# Honda EU2000i Service Manual



## Chuck (Feb 11, 2014)

Does anyone know where I might be able download this service manual for a Honda EU2000i?


----------



## slime (Jul 16, 2013)

See if this helps, Chuck..
http://cdn.powerequipment.honda.com/pe/pdf/manuals/31Z07610.pdf


----------



## slime (Jul 16, 2013)

Sorry, Chuck...sent owners manual before....try this
http://halcyontimes.files.wordpress.com/2012/10/eu2000i-repair-manual.pdf


----------



## Chuck (Feb 11, 2014)

*Generac GP5500 Service Manual*

That'll work! Thanks, slime. How did you find that? I'm also looking to get one for my Generac GP5500.


----------



## slime (Jul 16, 2013)

I think I just googled eu2000i repair manual. I have one, so it was fresh in my mind. I also had a Generac 5500...good generator considering most stuff is made abroad these days...try this...
https://www.jackssmallengines.com/Generac-Parts-Lookup/Service-Manuals/GP Series Service Manual.pdf


----------



## Chuck (Feb 11, 2014)

That'll work too!
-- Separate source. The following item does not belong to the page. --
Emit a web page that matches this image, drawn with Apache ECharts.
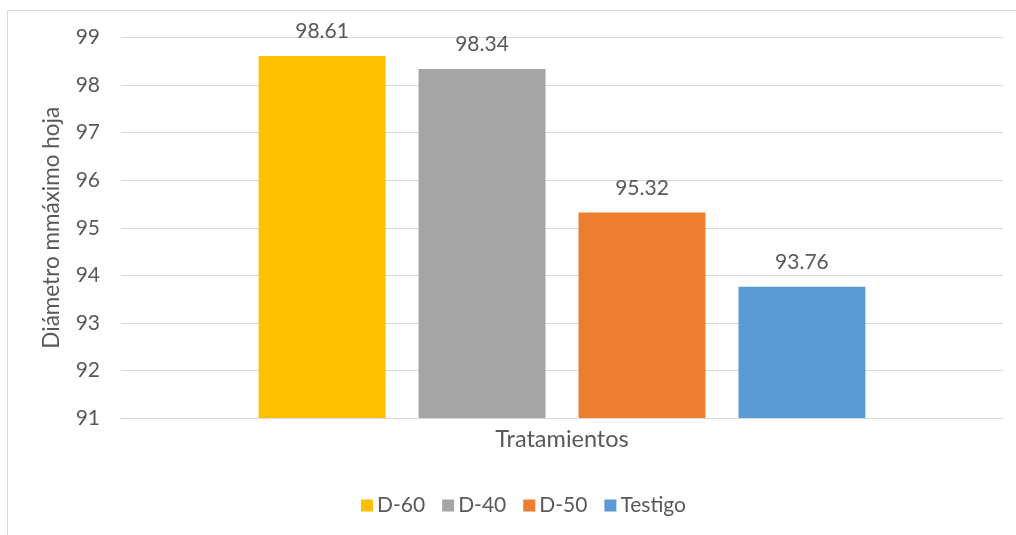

Thanks again, slime!


----------



## slime (Jul 16, 2013)

You're welcome.


----------



## nasir (Nov 27, 2014)

nice information by you people.


----------



## slime (Jul 16, 2013)

Thanks, Nasir..

Sharing things like that really help, especially when one lives in a remote area without a lot of services.


----------